Reconstitution & dose calculator
When to stay put vs. adjust
Stay put at 250 IU 2× weekly for the first 4–6 weeks while baseline labs (testosterone, estradiol, LH if not on TRT) catch up. The endocrine response to hCG is gradual at the receptor level — the testicular response builds over weeks, not days. The dose is appropriate when testicular function (size, fertility markers if applicable) is preserved without significant estradiol elevation.
Consider stepping to 500 IU 2–3× weekly if testicular preservation isn't holding at the lower dose AND estradiol remains within range on labs. The 250–500 IU range is where most TRT-adjunct community evidence sits. Above 500 IU per injection, you're getting more aggressive about testicular stimulation and the estradiol-elevation question becomes more relevant.
Don't go above 1000–1500 IU per injection for TRT-adjunct use. Higher doses don't reliably produce proportionally better testicular preservation, and they drive estradiol elevation through testicular aromatization — you can end up needing an aromatase inhibitor to manage what the hCG is creating. Some PCT (post-cycle testosterone restart) protocols use higher doses, but that's a different context with different goals.
Estradiol monitoring matters more than testosterone monitoring on hCG. Testosterone responds gradually; estradiol can climb faster than expected because the testicles aromatize testosterone to estradiol locally. Symptoms of high estradiol (mood changes, water retention, gynecomastia onset) should prompt a lab check before dose escalation. This is the most common reason TRT-adjunct hCG goes off the rails.
Storage matters more than for most peptides. Once reconstituted, hCG is stable for ~30 days refrigerated, but the activity declines noticeably toward the end of that window. Don't reconstitute a vial you won't finish in a month. The 5,000 IU vial gives ~20 doses at 250 IU which is right at the edge of the 30-day window if dosing 2× weekly — the 10,000 IU vial is more vial than most TRT-adjunct users will use before stability declines.

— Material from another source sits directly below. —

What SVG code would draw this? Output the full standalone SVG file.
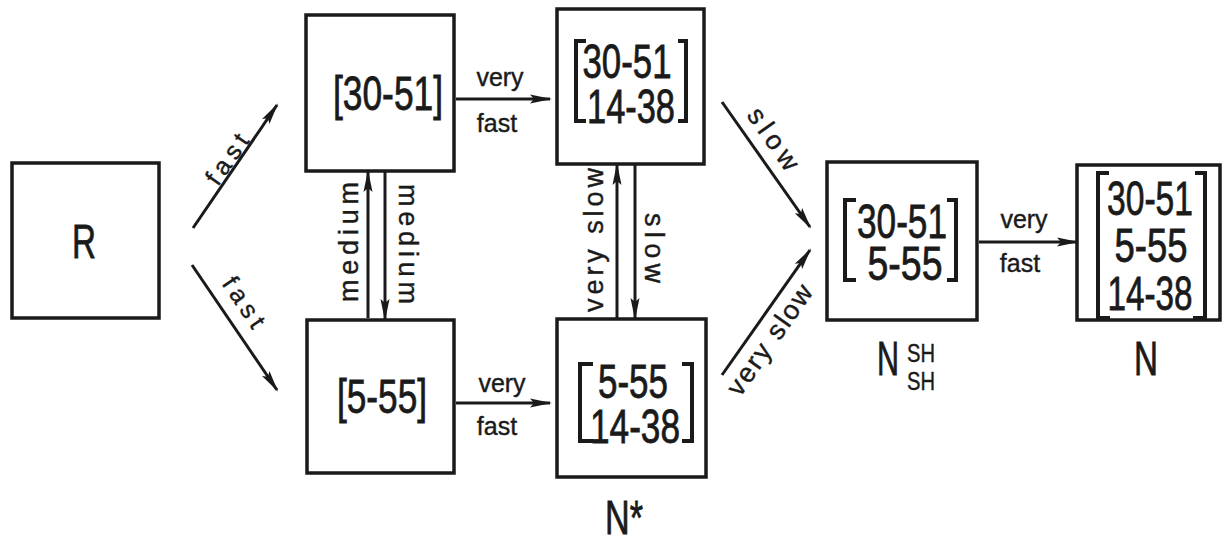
<svg xmlns="http://www.w3.org/2000/svg" width="1223" height="544" viewBox="0 0 1223 544">
<style>
.box{fill:none;stroke:#1a1a1a;stroke-width:3.5}
.brk{fill:none;stroke:#1a1a1a;stroke-width:4}
.big{font-family:"Liberation Sans",Arial,sans-serif;font-size:48px;fill:#1a1a1a;stroke:#1a1a1a;stroke-width:0.8;text-anchor:middle}
.sm{font-family:"Liberation Sans",Arial,sans-serif;font-size:25px;fill:#1a1a1a;stroke:#1a1a1a;stroke-width:0.4;text-anchor:middle}
.rot{font-size:27px}
.con line{stroke:#1a1a1a;stroke-width:3;marker-end:url(#ah)}
</style>
<defs>
<marker id="ah" markerUnits="userSpaceOnUse" markerWidth="22" markerHeight="12" refX="20" refY="6" orient="auto">
<path d="M0,1.5 L22,6 L0,10.5 L4,6 z" fill="#1a1a1a"/>
</marker>
</defs>
<rect width="1223" height="544" fill="#fff"/>

<g id="connectors" class="con">
<line x1="193" y1="228" x2="277" y2="105"/>
<line x1="192" y1="265" x2="277" y2="390"/>
<line x1="456" y1="99" x2="550" y2="99"/>
<line x1="456" y1="403" x2="550" y2="403"/>
<line x1="368" y1="318" x2="368" y2="172"/>
<line x1="385" y1="172" x2="385" y2="319"/>
<line x1="617" y1="318" x2="617" y2="165"/>
<line x1="635" y1="165" x2="635" y2="318"/>
<line x1="722" y1="102" x2="810" y2="227"/>
<line x1="722" y1="375" x2="810" y2="250"/>
<line x1="979" y1="242" x2="1077" y2="242"/>
</g>

<g id="connector-labels">
<text class="sm" transform="translate(234,164) rotate(-55)" textLength="56">fast</text>
<text class="sm" transform="translate(237,307) rotate(56)" textLength="56">fast</text>
<text class="sm" x="500" y="86">very</text>
<text class="sm" x="497" y="132">fast</text>
<text class="sm" x="502" y="392">very</text>
<text class="sm" x="497" y="435">fast</text>
<text class="sm rot" transform="translate(358,242) rotate(-90)" textLength="120">medium</text>
<text class="sm rot" transform="translate(399,244) rotate(90)" textLength="120">medium</text>
<text class="sm rot" transform="translate(603,240) rotate(-90)" textLength="144">very slow</text>
<text class="sm rot" transform="translate(645,248) rotate(90)" textLength="70">slow</text>
<text class="sm rot" transform="translate(766,144) rotate(55)" textLength="70">slow</text>
<text class="sm rot" transform="translate(777,345) rotate(-55)" textLength="129">very slow</text>
<text class="sm" x="1024" y="228">very</text>
<text class="sm" x="1020" y="272">fast</text>
</g>

<g id="node-R">
<rect class="box" x="12" y="163" width="147" height="155"/>
<text class="big" x="84" y="258" textLength="24" lengthAdjust="spacingAndGlyphs">R</text>
</g>

<g id="node-30-51">
<rect class="box" x="306" y="15" width="148" height="156"/>
<text class="big" x="388" y="110" textLength="110" lengthAdjust="spacingAndGlyphs">[30-51]</text>
</g>

<g id="node-5-55">
<rect class="box" x="307" y="320" width="147" height="153"/>
<text class="big" x="382" y="413" textLength="90" lengthAdjust="spacingAndGlyphs">[5-55]</text>
</g>

<g id="node-30-51-14-38">
<rect class="box" x="557" y="9" width="147" height="155"/>
<path class="brk" d="M586,41 H576 V121 H586"/>
<path class="brk" d="M678,41 H686 V121 H678"/>
<text class="big" x="627" y="78" textLength="89" lengthAdjust="spacingAndGlyphs">30-51</text>
<text class="big" x="631" y="123" textLength="88" lengthAdjust="spacingAndGlyphs">14-38</text>
</g>

<g id="node-5-55-14-38">
<rect class="box" x="557" y="319" width="149" height="158"/>
<path class="brk" d="M593,364 H580 V441 H593"/>
<path class="brk" d="M682,364 H692 V441 H682"/>
<text class="big" x="633" y="398" textLength="70" lengthAdjust="spacingAndGlyphs">5-55</text>
<text class="big" x="635" y="443" textLength="90" lengthAdjust="spacingAndGlyphs">14-38</text>
<text class="big" x="624" y="534" font-size="44" textLength="38" lengthAdjust="spacingAndGlyphs">N*</text>
</g>

<g id="node-NSH">
<rect class="box" x="827" y="162" width="150" height="158"/>
<path class="brk" d="M856,200 H845 V280 H856"/>
<path class="brk" d="M947,200 H956 V280 H947"/>
<text class="big" x="902" y="238" textLength="90" lengthAdjust="spacingAndGlyphs">30-51</text>
<text class="big" x="905" y="280" textLength="75" lengthAdjust="spacingAndGlyphs">5-55</text>
<text class="big" x="888" y="375" textLength="22" lengthAdjust="spacingAndGlyphs">N</text>
<text class="sm" x="921" y="362" textLength="28" lengthAdjust="spacingAndGlyphs">SH</text>
<text class="sm" x="921" y="390" textLength="28" lengthAdjust="spacingAndGlyphs">SH</text>
</g>

<g id="node-N">
<rect class="box" x="1077" y="165" width="143" height="155"/>
<path class="brk" d="M1109,173 H1098 V318 H1110"/>
<path class="brk" d="M1195,173 H1205 V318 H1193"/>
<text class="big" x="1150" y="215" textLength="86" lengthAdjust="spacingAndGlyphs">30-51</text>
<text class="big" x="1151" y="262" textLength="73" lengthAdjust="spacingAndGlyphs">5-55</text>
<text class="big" x="1150" y="310" textLength="85" lengthAdjust="spacingAndGlyphs">14-38</text>
<text class="big" x="1146" y="375" textLength="24" lengthAdjust="spacingAndGlyphs">N</text>
</g>
</svg>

Hard contraindications: hormonally-influenced cancers (prostate, breast), known precocious puberty, prior allergic reaction. Caution with cardiovascular disease, kidney/liver disease, asthma, epilepsy, migraine. The cancer contraindication is real because hCG drives androgen production via the testicular pathway.
The honest read. hCG used as a TRT adjunct is one of the better-grounded research-community uses on this site — it's an FDA-approved prescription drug being used in a way that's pharmacologically coherent with its mechanism (LH-receptor agonism preserving testicular function during exogenous testosterone use). The clinical evidence base is solid for the approved indications (fertility, hypogonadism); the TRT-adjunct use is off-label but well-characterized in clinical practice. The "hCG diet" weight-loss use, by contrast, is the bad version — multiple RCTs show no weight-loss effect beyond the very-low-calorie diet itself, and the FDA has issued specific warnings. Don't confuse the legitimate TRT-adjunct math above with that. If you're considering hCG, you should be working with a clinician who orders labs and adjusts based on what the labs show.
For educational and research purposes only. This is not medical advice. hCG is FDA-approved as a prescription medication for fertility, hypogonadism, and undescended testicles. Use as a TRT adjunct or for post-cycle testosterone restart is off-label and requires clinical supervision with regular estradiol and testosterone monitoring. Hormonally-influenced cancers (prostate, breast) are hard contraindications. Consult a licensed healthcare provider before any health decision.